Nilpotent completions of groups, Grothendieck pairs, and four problems of Baumslag

TL;DR

This paper addresses four open questions by Baumslag on nilpotent completions of groups, demonstrating surprising differences in properties like finite presentability, solvability of the conjugacy problem, and homology among groups with the same nilpotent quotients.

Contribution

It provides counterexamples and new results showing that groups with identical nilpotent quotients can differ significantly in algebraic and computational properties.

Findings

Existence of finitely generated, residually torsion-free-nilpotent groups with same nilpotent genus but different finite presentability.

Existence of pairs with same nilpotent genus where one has solvable conjugacy problem and the other does not.

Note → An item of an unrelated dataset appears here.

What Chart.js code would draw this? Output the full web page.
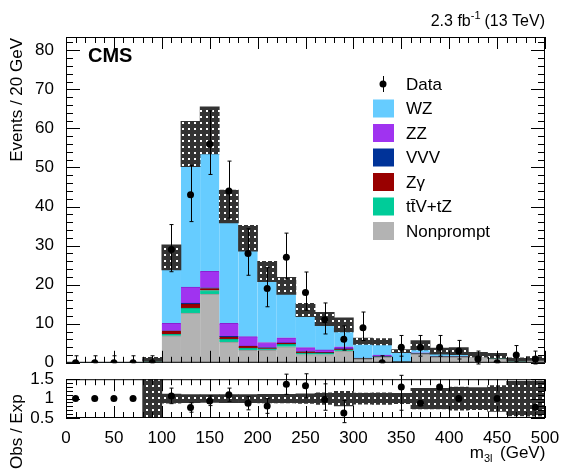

First $L^2$ betti number of a finitely generated parafree group of rank r is r-1.

Abstract

Two groups are said to have the same nilpotent genus if they have the same nilpotent quotients. We answer four questions of Baumslag concerning nilpotent completions. (i) There exists a pair of finitely generated, residually torsion-free-nilpotent groups of the same nilpotent genus such that one is finitely presented and the other is not. (ii) There exists a pair of finitely presented, residually torsion-free-nilpotent groups of the same nilpotent genus such that one has a solvable conjugacy problem and the other does not. (iii) There exists a pair of finitely generated, residually torsion-free-nilpotent groups of the same nilpotent genus such that one has finitely generated second homology $H_2(-,\Z)$ and the other does not. (iv) A non-trivial normal subgroup of infinite index in a finitely generated parafree group cannot be finitely generated. In proving this last result, we establish that the first $L^2$ betti number of a finitely generated parafree group of rank $r$ is $r-1$. It follows that the reduced $C^*$-algebra of the group is simple if $r\ge 2$, and that a version of the Freiheitssatz holds for parafree groups.